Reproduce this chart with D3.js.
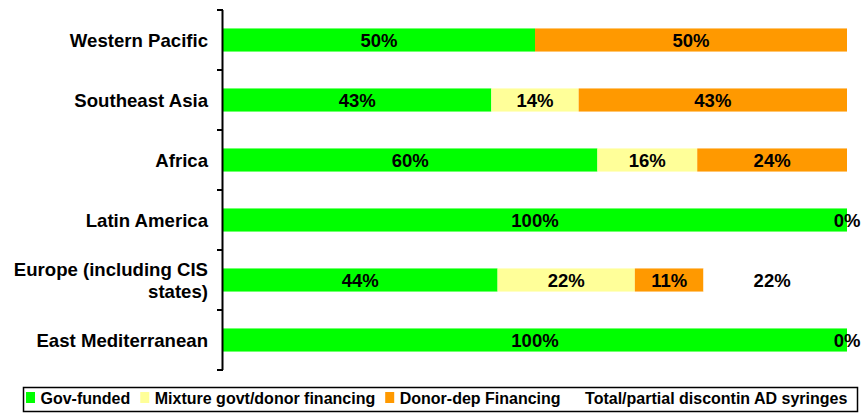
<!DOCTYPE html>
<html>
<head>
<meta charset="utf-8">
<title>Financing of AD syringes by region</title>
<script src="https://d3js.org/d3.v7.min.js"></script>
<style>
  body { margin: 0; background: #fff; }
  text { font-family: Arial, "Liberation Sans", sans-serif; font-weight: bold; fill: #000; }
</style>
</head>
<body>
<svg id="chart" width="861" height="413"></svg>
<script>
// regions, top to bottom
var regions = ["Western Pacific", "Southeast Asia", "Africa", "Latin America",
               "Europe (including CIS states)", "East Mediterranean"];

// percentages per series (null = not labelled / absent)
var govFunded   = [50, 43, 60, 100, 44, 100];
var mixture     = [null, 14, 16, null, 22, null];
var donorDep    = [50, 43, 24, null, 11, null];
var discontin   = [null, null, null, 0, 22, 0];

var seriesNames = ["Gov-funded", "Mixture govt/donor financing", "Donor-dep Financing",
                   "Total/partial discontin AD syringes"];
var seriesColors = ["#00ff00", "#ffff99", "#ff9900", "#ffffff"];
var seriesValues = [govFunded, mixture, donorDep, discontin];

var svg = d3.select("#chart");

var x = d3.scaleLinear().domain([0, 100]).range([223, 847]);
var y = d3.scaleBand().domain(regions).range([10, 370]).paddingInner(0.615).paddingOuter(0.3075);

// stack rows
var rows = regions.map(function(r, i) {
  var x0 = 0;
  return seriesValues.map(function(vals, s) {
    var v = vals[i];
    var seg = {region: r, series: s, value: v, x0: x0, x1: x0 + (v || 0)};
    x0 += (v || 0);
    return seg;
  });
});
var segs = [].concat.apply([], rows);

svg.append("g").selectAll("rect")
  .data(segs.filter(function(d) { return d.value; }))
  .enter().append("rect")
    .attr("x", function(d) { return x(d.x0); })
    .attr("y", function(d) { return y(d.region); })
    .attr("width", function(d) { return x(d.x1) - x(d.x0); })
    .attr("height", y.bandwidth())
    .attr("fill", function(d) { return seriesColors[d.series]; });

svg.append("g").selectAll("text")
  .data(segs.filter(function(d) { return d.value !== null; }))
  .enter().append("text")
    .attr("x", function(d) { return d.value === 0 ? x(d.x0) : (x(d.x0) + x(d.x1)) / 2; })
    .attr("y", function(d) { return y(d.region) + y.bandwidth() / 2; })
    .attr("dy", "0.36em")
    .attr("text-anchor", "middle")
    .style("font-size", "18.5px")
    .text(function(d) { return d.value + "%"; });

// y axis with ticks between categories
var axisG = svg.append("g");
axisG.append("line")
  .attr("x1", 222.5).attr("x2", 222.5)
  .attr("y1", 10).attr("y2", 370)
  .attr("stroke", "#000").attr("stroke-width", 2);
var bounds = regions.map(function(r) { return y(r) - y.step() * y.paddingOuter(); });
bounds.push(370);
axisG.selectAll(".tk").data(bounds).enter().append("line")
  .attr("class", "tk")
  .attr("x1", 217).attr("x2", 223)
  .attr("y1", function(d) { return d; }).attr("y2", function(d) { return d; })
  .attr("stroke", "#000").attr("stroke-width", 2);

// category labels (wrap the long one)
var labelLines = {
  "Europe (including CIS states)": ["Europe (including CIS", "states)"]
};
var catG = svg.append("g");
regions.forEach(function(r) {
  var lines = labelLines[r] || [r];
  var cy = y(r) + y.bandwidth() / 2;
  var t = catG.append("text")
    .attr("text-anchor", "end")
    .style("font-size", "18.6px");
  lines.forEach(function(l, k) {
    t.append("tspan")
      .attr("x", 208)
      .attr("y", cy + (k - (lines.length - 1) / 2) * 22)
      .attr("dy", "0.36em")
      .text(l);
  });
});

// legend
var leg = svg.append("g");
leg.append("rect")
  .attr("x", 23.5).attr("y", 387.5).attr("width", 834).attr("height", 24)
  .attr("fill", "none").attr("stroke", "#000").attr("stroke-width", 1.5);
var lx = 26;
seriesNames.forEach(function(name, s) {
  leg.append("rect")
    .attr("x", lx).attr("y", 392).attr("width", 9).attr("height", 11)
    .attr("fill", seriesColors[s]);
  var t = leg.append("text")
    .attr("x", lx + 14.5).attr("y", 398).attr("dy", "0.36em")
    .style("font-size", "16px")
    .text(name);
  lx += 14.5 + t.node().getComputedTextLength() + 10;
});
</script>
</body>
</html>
-=-=-=-=-
_Set task_
Among the lines of the data above, determine how many contain the word "with". Report the number alone.

_Result for this task_
2